> What is asked: Every line below is to be copied exactly, with the pictures left out.

> Information provided:
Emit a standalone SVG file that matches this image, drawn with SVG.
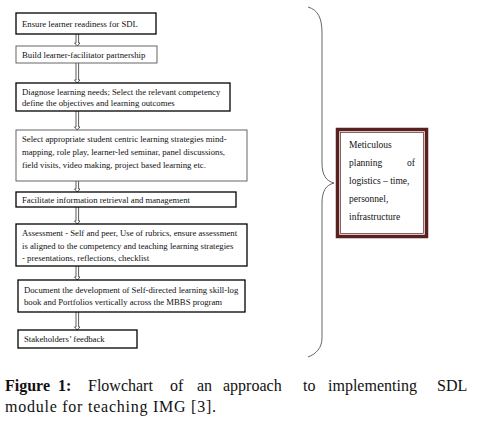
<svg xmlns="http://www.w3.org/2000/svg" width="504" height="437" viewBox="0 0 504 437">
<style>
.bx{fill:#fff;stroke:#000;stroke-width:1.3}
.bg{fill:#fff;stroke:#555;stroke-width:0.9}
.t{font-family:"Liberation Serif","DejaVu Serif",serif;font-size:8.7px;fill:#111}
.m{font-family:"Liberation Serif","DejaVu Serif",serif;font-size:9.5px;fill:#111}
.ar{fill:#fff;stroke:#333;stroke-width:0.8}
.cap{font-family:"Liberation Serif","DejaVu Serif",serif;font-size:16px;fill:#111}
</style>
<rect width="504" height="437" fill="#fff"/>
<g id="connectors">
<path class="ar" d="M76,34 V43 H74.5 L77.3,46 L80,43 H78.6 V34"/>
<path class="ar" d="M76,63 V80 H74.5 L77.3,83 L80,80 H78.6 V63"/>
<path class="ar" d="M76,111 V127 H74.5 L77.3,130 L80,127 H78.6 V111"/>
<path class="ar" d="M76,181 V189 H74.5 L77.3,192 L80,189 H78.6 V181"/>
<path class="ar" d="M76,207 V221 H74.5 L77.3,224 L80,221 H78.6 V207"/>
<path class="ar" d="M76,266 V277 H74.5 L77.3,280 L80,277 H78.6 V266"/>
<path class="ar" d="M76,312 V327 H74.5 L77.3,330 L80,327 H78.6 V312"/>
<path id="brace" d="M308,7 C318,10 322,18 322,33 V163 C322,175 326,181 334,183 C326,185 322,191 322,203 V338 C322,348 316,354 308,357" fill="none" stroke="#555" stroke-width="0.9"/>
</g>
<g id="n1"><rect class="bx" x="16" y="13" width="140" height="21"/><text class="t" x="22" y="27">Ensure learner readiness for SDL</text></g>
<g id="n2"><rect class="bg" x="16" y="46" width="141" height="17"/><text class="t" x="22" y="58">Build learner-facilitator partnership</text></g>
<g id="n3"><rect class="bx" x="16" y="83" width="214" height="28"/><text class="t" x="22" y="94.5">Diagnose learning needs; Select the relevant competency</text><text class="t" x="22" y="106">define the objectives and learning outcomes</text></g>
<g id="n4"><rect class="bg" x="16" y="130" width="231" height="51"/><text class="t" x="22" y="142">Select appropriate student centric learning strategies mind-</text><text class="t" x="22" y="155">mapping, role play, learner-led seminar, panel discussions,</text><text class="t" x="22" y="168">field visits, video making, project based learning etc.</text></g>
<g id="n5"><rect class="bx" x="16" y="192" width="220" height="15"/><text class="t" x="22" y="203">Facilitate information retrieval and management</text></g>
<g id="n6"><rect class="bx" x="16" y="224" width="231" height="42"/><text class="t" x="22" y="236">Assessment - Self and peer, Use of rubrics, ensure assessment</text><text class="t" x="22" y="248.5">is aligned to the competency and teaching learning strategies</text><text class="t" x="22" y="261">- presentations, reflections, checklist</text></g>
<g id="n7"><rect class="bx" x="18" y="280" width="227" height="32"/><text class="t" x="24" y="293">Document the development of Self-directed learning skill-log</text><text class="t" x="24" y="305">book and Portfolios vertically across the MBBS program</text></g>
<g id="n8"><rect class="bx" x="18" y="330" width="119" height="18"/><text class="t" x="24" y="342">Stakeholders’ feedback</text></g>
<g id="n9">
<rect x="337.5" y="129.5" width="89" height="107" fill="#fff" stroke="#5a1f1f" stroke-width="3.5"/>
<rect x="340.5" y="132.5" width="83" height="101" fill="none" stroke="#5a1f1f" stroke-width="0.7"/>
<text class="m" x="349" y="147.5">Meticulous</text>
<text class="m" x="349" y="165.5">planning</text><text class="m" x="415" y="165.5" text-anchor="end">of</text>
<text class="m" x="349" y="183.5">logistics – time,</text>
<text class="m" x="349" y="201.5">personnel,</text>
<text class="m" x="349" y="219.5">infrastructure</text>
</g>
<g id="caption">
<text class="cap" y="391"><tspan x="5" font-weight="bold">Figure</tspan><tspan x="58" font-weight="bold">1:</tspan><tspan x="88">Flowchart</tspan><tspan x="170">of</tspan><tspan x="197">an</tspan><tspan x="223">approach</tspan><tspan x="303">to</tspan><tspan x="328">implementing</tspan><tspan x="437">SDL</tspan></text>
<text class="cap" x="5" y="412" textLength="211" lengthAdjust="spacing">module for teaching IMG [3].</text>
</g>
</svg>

> Task output:
Emit a standalone SVG file that matches this image, drawn with SVG.
<svg xmlns="http://www.w3.org/2000/svg" width="504" height="437" viewBox="0 0 504 437">
<style>
.bx{fill:#fff;stroke:#000;stroke-width:1.3}
.bg{fill:#fff;stroke:#555;stroke-width:0.9}
.t{font-family:"Liberation Serif","DejaVu Serif",serif;font-size:8.7px;fill:#111}
.m{font-family:"Liberation Serif","DejaVu Serif",serif;font-size:9.5px;fill:#111}
.ar{fill:#fff;stroke:#333;stroke-width:0.8}
.cap{font-family:"Liberation Serif","DejaVu Serif",serif;font-size:16px;fill:#111}
</style>
<rect width="504" height="437" fill="#fff"/>
<g id="connectors">
<path class="ar" d="M76,34 V43 H74.5 L77.3,46 L80,43 H78.6 V34"/>
<path class="ar" d="M76,63 V80 H74.5 L77.3,83 L80,80 H78.6 V63"/>
<path class="ar" d="M76,111 V127 H74.5 L77.3,130 L80,127 H78.6 V111"/>
<path class="ar" d="M76,181 V189 H74.5 L77.3,192 L80,189 H78.6 V181"/>
<path class="ar" d="M76,207 V221 H74.5 L77.3,224 L80,221 H78.6 V207"/>
<path class="ar" d="M76,266 V277 H74.5 L77.3,280 L80,277 H78.6 V266"/>
<path class="ar" d="M76,312 V327 H74.5 L77.3,330 L80,327 H78.6 V312"/>
<path id="brace" d="M308,7 C318,10 322,18 322,33 V163 C322,175 326,181 334,183 C326,185 322,191 322,203 V338 C322,348 316,354 308,357" fill="none" stroke="#555" stroke-width="0.9"/>
</g>
<g id="n1"><rect class="bx" x="16" y="13" width="140" height="21"/><text class="t" x="22" y="27">Ensure learner readiness for SDL</text></g>
<g id="n2"><rect class="bg" x="16" y="46" width="141" height="17"/><text class="t" x="22" y="58">Build learner-facilitator partnership</text></g>
<g id="n3"><rect class="bx" x="16" y="83" width="214" height="28"/><text class="t" x="22" y="94.5">Diagnose learning needs; Select the relevant competency</text><text class="t" x="22" y="106">define the objectives and learning outcomes</text></g>
<g id="n4"><rect class="bg" x="16" y="130" width="231" height="51"/><text class="t" x="22" y="142">Select appropriate student centric learning strategies mind-</text><text class="t" x="22" y="155">mapping, role play, learner-led seminar, panel discussions,</text><text class="t" x="22" y="168">field visits, video making, project based learning etc.</text></g>
<g id="n5"><rect class="bx" x="16" y="192" width="220" height="15"/><text class="t" x="22" y="203">Facilitate information retrieval and management</text></g>
<g id="n6"><rect class="bx" x="16" y="224" width="231" height="42"/><text class="t" x="22" y="236">Assessment - Self and peer, Use of rubrics, ensure assessment</text><text class="t" x="22" y="248.5">is aligned to the competency and teaching learning strategies</text><text class="t" x="22" y="261">- presentations, reflections, checklist</text></g>
<g id="n7"><rect class="bx" x="18" y="280" width="227" height="32"/><text class="t" x="24" y="293">Document the development of Self-directed learning skill-log</text><text class="t" x="24" y="305">book and Portfolios vertically across the MBBS program</text></g>
<g id="n8"><rect class="bx" x="18" y="330" width="119" height="18"/><text class="t" x="24" y="342">Stakeholders’ feedback</text></g>
<g id="n9">
<rect x="337.5" y="129.5" width="89" height="107" fill="#fff" stroke="#5a1f1f" stroke-width="3.5"/>
<rect x="340.5" y="132.5" width="83" height="101" fill="none" stroke="#5a1f1f" stroke-width="0.7"/>
<text class="m" x="349" y="147.5">Meticulous</text>
<text class="m" x="349" y="165.5">planning</text><text class="m" x="415" y="165.5" text-anchor="end">of</text>
<text class="m" x="349" y="183.5">logistics – time,</text>
<text class="m" x="349" y="201.5">personnel,</text>
<text class="m" x="349" y="219.5">infrastructure</text>
</g>
<g id="caption">
<text class="cap" y="391"><tspan x="5" font-weight="bold">Figure</tspan><tspan x="58" font-weight="bold">1:</tspan><tspan x="88">Flowchart</tspan><tspan x="170">of</tspan><tspan x="197">an</tspan><tspan x="223">approach</tspan><tspan x="303">to</tspan><tspan x="328">implementing</tspan><tspan x="437">SDL</tspan></text>
<text class="cap" x="5" y="412" textLength="211" lengthAdjust="spacing">module for teaching IMG [3].</text>
</g>
</svg>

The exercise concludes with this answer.